** Begin **
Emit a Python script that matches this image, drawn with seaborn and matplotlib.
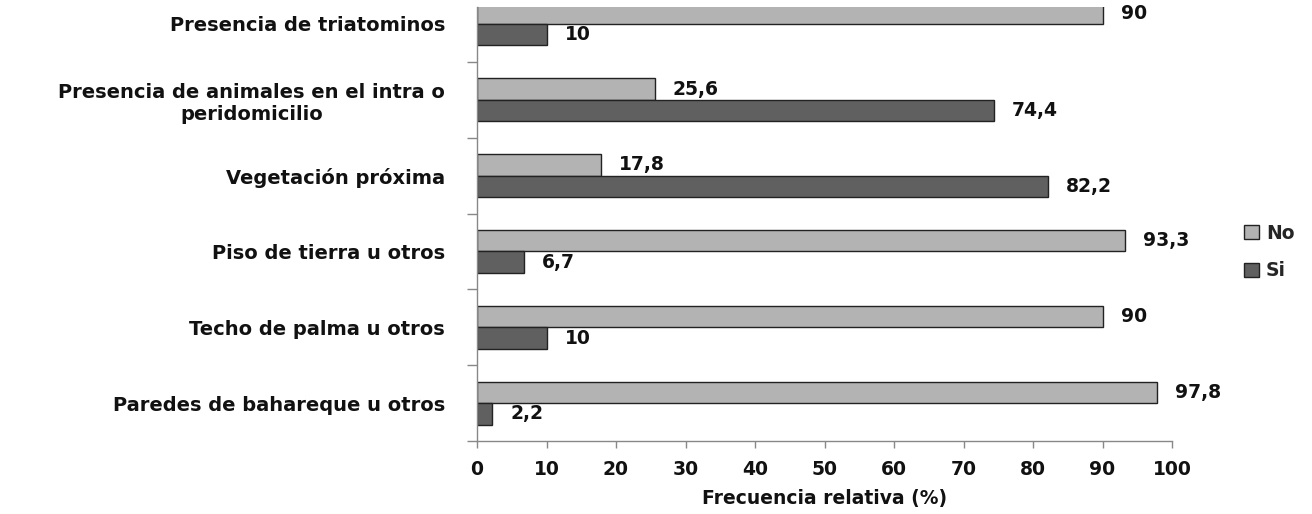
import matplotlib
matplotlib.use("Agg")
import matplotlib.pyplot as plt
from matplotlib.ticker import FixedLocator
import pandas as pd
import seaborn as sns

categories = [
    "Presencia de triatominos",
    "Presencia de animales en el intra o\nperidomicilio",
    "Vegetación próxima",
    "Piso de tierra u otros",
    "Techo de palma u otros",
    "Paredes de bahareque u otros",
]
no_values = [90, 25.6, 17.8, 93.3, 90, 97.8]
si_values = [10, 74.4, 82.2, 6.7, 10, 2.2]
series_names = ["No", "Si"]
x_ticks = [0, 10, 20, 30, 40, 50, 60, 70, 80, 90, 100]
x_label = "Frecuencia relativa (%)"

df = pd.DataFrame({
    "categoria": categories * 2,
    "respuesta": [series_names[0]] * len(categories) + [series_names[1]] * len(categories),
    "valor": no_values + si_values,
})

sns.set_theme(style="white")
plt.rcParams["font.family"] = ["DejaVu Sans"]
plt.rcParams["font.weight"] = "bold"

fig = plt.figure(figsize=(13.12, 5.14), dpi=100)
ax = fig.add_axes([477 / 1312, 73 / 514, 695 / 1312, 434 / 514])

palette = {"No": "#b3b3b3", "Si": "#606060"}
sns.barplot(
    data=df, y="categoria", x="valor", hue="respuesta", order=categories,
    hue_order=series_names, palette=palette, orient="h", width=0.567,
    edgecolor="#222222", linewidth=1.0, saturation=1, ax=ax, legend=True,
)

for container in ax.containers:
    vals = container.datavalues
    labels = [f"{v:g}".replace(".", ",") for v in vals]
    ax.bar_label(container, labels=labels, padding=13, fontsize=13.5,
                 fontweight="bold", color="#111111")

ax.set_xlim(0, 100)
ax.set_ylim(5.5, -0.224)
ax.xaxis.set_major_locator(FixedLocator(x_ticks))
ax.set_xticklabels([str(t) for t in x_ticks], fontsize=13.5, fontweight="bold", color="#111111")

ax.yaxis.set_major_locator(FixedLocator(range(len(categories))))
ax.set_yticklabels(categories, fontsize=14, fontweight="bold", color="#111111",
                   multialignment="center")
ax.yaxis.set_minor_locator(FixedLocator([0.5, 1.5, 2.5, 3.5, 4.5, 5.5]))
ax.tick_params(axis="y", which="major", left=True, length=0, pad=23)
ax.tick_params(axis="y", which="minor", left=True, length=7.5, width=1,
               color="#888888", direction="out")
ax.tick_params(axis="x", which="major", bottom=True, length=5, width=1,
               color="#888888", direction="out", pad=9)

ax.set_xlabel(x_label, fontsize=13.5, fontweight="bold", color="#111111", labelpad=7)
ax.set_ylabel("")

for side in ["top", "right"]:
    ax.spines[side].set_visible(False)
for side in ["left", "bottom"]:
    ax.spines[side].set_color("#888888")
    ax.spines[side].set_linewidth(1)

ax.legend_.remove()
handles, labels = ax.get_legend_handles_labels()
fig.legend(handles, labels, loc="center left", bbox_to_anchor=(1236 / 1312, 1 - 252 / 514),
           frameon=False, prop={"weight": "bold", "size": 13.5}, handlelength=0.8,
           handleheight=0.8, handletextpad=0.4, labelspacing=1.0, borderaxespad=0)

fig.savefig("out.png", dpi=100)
** End **
** Begin **
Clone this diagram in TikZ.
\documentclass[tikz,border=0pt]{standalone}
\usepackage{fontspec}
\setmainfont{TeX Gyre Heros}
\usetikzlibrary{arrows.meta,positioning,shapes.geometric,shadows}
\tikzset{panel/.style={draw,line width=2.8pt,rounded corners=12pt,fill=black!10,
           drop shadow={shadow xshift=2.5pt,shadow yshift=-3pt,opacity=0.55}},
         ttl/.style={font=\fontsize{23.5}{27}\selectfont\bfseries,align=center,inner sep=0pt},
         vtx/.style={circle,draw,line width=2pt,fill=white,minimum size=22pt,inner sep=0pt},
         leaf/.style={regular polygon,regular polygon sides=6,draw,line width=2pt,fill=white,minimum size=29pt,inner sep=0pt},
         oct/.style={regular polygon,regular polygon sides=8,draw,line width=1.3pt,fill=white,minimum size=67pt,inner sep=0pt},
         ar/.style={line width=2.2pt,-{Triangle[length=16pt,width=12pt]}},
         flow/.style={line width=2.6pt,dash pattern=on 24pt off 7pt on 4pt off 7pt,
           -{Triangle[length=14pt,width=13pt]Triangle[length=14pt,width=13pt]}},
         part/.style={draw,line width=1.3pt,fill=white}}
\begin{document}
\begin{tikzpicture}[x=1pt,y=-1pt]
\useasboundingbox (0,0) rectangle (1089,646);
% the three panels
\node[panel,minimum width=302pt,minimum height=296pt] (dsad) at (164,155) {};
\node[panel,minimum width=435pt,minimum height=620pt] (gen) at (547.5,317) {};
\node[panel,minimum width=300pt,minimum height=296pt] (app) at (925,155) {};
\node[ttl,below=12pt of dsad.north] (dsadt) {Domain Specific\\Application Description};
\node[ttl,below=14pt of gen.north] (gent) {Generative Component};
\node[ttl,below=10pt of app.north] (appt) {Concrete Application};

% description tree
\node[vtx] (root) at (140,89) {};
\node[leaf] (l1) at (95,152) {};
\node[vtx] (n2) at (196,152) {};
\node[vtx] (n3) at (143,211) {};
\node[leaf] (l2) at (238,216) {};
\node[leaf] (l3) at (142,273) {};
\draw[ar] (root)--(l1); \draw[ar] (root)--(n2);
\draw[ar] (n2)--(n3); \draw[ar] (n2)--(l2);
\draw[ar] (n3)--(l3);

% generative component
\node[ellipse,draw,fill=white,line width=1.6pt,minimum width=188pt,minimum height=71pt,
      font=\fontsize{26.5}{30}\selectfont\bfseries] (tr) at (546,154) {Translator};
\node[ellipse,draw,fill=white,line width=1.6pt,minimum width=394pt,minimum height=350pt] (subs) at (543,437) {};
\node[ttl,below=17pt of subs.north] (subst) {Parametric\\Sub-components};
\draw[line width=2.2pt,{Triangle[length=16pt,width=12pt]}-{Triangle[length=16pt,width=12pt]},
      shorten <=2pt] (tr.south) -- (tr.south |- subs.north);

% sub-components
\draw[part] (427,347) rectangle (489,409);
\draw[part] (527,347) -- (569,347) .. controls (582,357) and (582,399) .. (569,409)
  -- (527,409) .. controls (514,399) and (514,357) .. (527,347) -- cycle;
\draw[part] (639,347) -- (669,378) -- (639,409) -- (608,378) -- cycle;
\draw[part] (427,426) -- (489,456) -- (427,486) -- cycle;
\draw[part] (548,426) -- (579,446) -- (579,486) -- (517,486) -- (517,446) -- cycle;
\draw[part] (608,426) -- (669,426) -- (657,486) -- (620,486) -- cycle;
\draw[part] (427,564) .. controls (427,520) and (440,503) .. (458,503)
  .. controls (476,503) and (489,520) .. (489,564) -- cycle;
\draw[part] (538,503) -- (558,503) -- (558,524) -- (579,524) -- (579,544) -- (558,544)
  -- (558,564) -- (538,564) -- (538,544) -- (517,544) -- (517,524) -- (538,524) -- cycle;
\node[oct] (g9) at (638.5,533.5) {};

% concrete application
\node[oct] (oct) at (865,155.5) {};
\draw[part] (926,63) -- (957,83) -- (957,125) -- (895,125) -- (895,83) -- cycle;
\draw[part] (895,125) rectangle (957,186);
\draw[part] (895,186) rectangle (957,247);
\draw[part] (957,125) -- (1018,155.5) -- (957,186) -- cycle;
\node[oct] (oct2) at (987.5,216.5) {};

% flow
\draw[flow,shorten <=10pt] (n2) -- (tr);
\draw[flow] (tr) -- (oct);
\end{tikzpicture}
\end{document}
** End **
GIVEN REQUEST
Make an exact copy of the lines from the one with "Emit a Python" through the one with "import seaborn as sns", both ends in, and nothing else. Drop every picture.

EXERCISE RESULT
Emit a Python script that matches this image, drawn with seaborn and matplotlib.
import matplotlib
matplotlib.use("Agg")
import matplotlib.pyplot as plt
from matplotlib.ticker import FixedLocator
import pandas as pd
import seaborn as sns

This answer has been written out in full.